On 2 May, there will be a hearing in London’s Westminster Magistrate Court on the US request for extradition of Wikileaks founder Julian Assange; the hearing is scheduled to begin at 10 a.m. local time (09:00 GMT).
If found guilty of espionage, Assange could face the death penalty or imprisonment for life.
The US Department of Justice said, in turn, that they were seeking Assange's extradition over “conspiracy to commit computer intrusion for agreeing to break a password to a classified US government computer”.
Under the 2003 Extradition Act, however, the UK is prohibited from extraditing someone to a country where they could face the death penalty.
The Thursday hearing comes after Assange was sentenced to fifty weeks in prison by a UK court on Wednesday for violating his bail conditions in 2012, when he was facing extradition to Sweden over allegations of rape, which he described as politically motivated.
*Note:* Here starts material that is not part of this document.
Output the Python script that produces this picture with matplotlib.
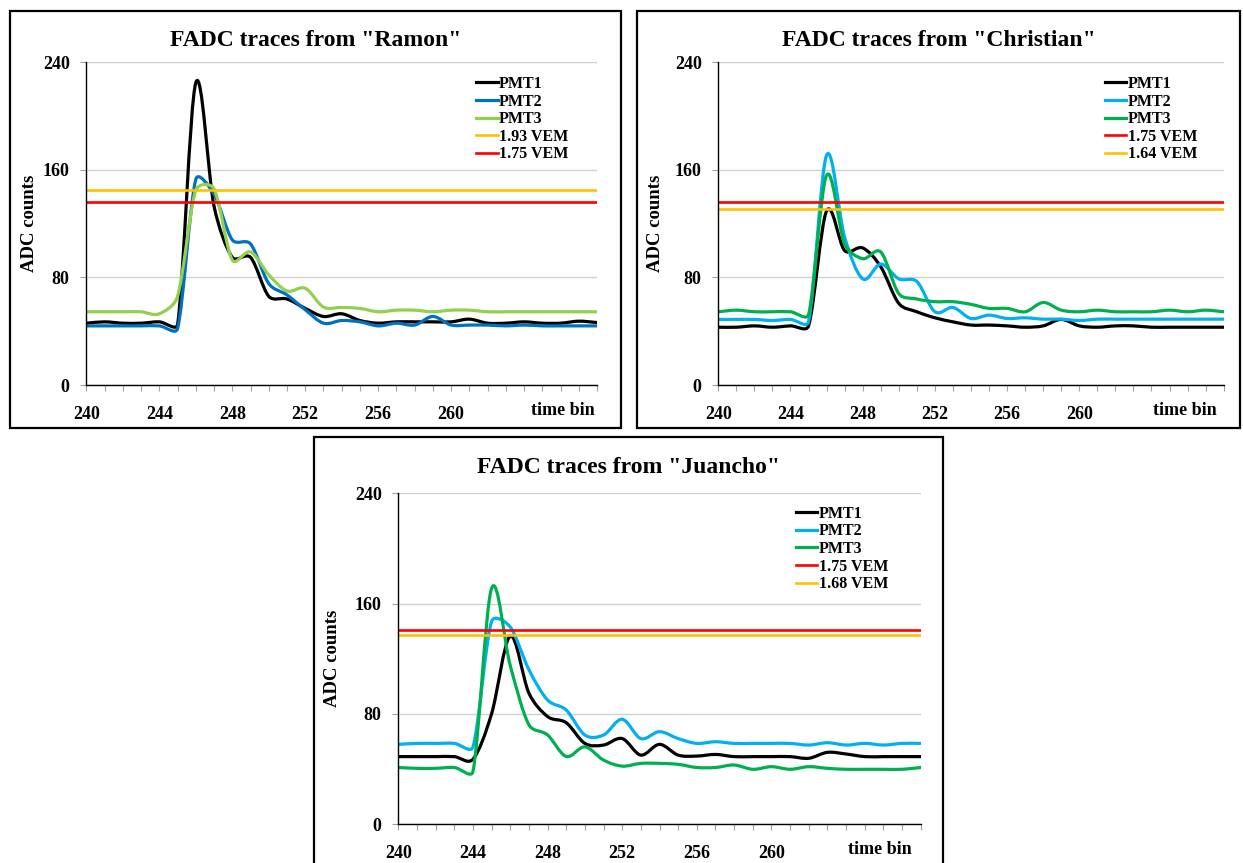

Commenting on the matter, author and free speech advocate Nozomi Hayase said that the 1 May “sentencing at Southwark Crown Court was a clear sign of the failure of Western institutions”.
Hayase noted that “Assange received just under the maximum possible sentence for skipping bail, which he did in seeking and obtaining political asylum to mitigate the risk of extradition to the US, relating to his publishing activities”.
She recalled that the right to asylum is “a basic human right enshrined in the UN Universal Declaration of Human Rights”.
“The court abused its judicial authority to punish Assange, who was exercising this right. This sentence is another confirmation that Assange’s justice cannot rely on the legal system and that people need to mobilise and take action to free him”, she concluded.
The WikiLeaks whistleblower sought refuge at the Ecuadorian Embassy in London in 2012 and resided there for a span of almost seven years before his asylum was revoked on 11 April 2019, leading to his arrest the same day by UK police for jumping bail in Westminster Magistrate's Court.